• [PROBLEM TO WORK ON]: Tally the lines holding the word "this" and state the count by itself.

● ● ●

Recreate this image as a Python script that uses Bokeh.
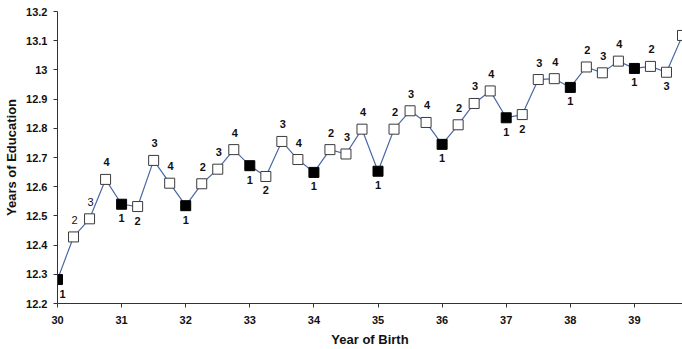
from bokeh.plotting import figure
from bokeh.models import Range1d, ColumnDataSource, FixedTicker, CustomJSTickFormatter
from bokeh.core.properties import value
from bokeh.embed import file_html
from bokeh.resources import INLINE

year = [30.0, 30.25, 30.5, 30.75, 31.0, 31.25, 31.5, 31.75, 32.0, 32.25, 32.5, 32.75,
        33.0, 33.25, 33.5, 33.75, 34.0, 34.25, 34.5, 34.75, 35.0, 35.25, 35.5, 35.75,
        36.0, 36.25, 36.5, 36.75, 37.0, 37.25, 37.5, 37.75, 38.0, 38.25, 38.5, 38.75,
        39.0, 39.25, 39.5, 39.75]
educ = [12.282, 12.428, 12.49, 12.625, 12.54, 12.532, 12.69, 12.612, 12.535, 12.61, 12.66, 12.727,
        12.672, 12.635, 12.755, 12.693, 12.649, 12.727, 12.712, 12.797, 12.653, 12.797, 12.86, 12.82,
        12.745, 12.812, 12.885, 12.928, 12.836, 12.847, 12.967, 12.97, 12.94, 13.01, 12.99, 13.03,
        13.005, 13.012, 12.992, 13.118]
quarter = ["1", "2", "3", "4", "1", "2", "3", "4", "1", "2", "3", "4",
           "1", "2", "3", "4", "1", "2", "3", "4", "1", "2", "3", "4",
           "1", "2", "3", "4", "1", "2", "3", "4", "1", "2", "3", "4",
           "1", "2", "3", ""]
y_ticks = [12.2, 12.3, 12.4, 12.5, 12.6, 12.7, 12.8, 12.9, 13.0, 13.1, 13.2]
x_ticks = [30, 31, 32, 33, 34, 35, 36, 37, 38, 39]

# label placement (style): 'a' above, 'b' below
side = ["b", "a", "a", "a", "b", "b", "a", "a", "b", "a", "a", "a",
        "b", "b", "a", "a", "b", "a", "a", "a", "b", "a", "a", "a",
        "b", "a", "a", "a", "b", "b", "a", "a", "b", "a", "a", "a",
        "b", "a", "b", "a"]
weight = ["bold", "normal", "normal"] + ["bold"] * (len(year) - 3)

x_off = []
y_off = []
for i, s in enumerate(side):
    if s == "a":
        x_off.append(1)
        y_off.append(-17)
    else:
        x_off.append(5 if i == 0 else 0)
        y_off.append(14)

FONT = "Liberation Sans"

p = figure(width=682, height=349, output_backend="svg", toolbar_location=None,
           x_range=Range1d(30, 39.75), y_range=Range1d(12.2, 13.2),
           min_border_left=57, min_border_right=0, min_border_top=11, min_border_bottom=46)
p.outline_line_color = None
p.xgrid.grid_line_color = None
p.ygrid.grid_line_color = None
p.background_fill_color = "white"

src = ColumnDataSource(dict(x=year, y=educ, q=quarter, xo=x_off, yo=y_off, w=weight))
open_idx = [i for i, q in enumerate(quarter) if q != "1"]
fill_idx = [i for i, q in enumerate(quarter) if q == "1"]
src_open = ColumnDataSource(dict(x=[year[i] for i in open_idx], y=[educ[i] for i in open_idx]))
src_fill = ColumnDataSource(dict(x=[year[i] for i in fill_idx], y=[educ[i] for i in fill_idx]))

p.line("x", "y", source=src, line_color="#4a68a6", line_width=1.2)
p.scatter("x", "y", source=src_open, marker="square", size=10,
          fill_color="white", line_color="#3a3a3a", line_width=1)
p.scatter("x", "y", source=src_fill, marker="square", size=10,
          fill_color="black", line_color="black", line_width=1)
p.text("x", "y", text="q", source=src, x_offset="xo", y_offset="yo",
       text_align="center", text_baseline="middle", text_font=value(FONT),
       text_font_style="w", text_font_size="11px", text_color="#111111")

for ax in (p.xaxis[0], p.yaxis[0]):
    ax.axis_line_color = "#333333"
    ax.major_tick_line_color = "#333333"
    ax.major_tick_out = 4
    ax.major_tick_in = 0
    ax.minor_tick_line_color = None
    ax.major_label_text_font = FONT
    ax.major_label_text_font_style = "bold"
    ax.major_label_text_font_size = "11px"
    ax.major_label_text_color = "#111111"
    ax.axis_label_text_font = FONT
    ax.axis_label_text_font_style = "bold"
    ax.axis_label_text_font_size = "13px"
    ax.axis_label_text_color = "#111111"

p.xaxis[0].ticker = FixedTicker(ticks=x_ticks)
p.yaxis[0].ticker = FixedTicker(ticks=y_ticks)
p.yaxis[0].formatter = CustomJSTickFormatter(code="return String(Number(tick.toFixed(1)));")
p.xaxis[0].axis_label = "Year of Birth"
p.yaxis[0].axis_label = "Years of Education"
p.xaxis[0].major_label_standoff = 8
p.xaxis[0].axis_label_standoff = 5
p.yaxis[0].major_label_standoff = 6
p.yaxis[0].axis_label_standoff = 4

open("out.html", "w").write(file_html(p, INLINE))
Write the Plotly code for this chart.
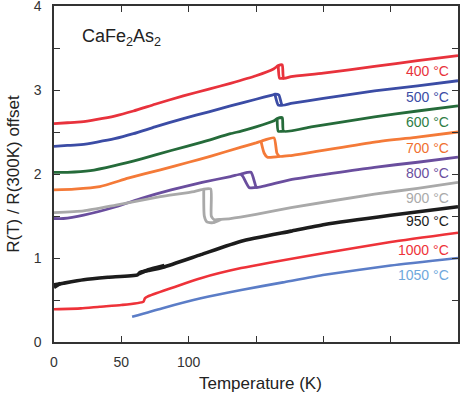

● ● ●

• [COMPLETED TASK]: 2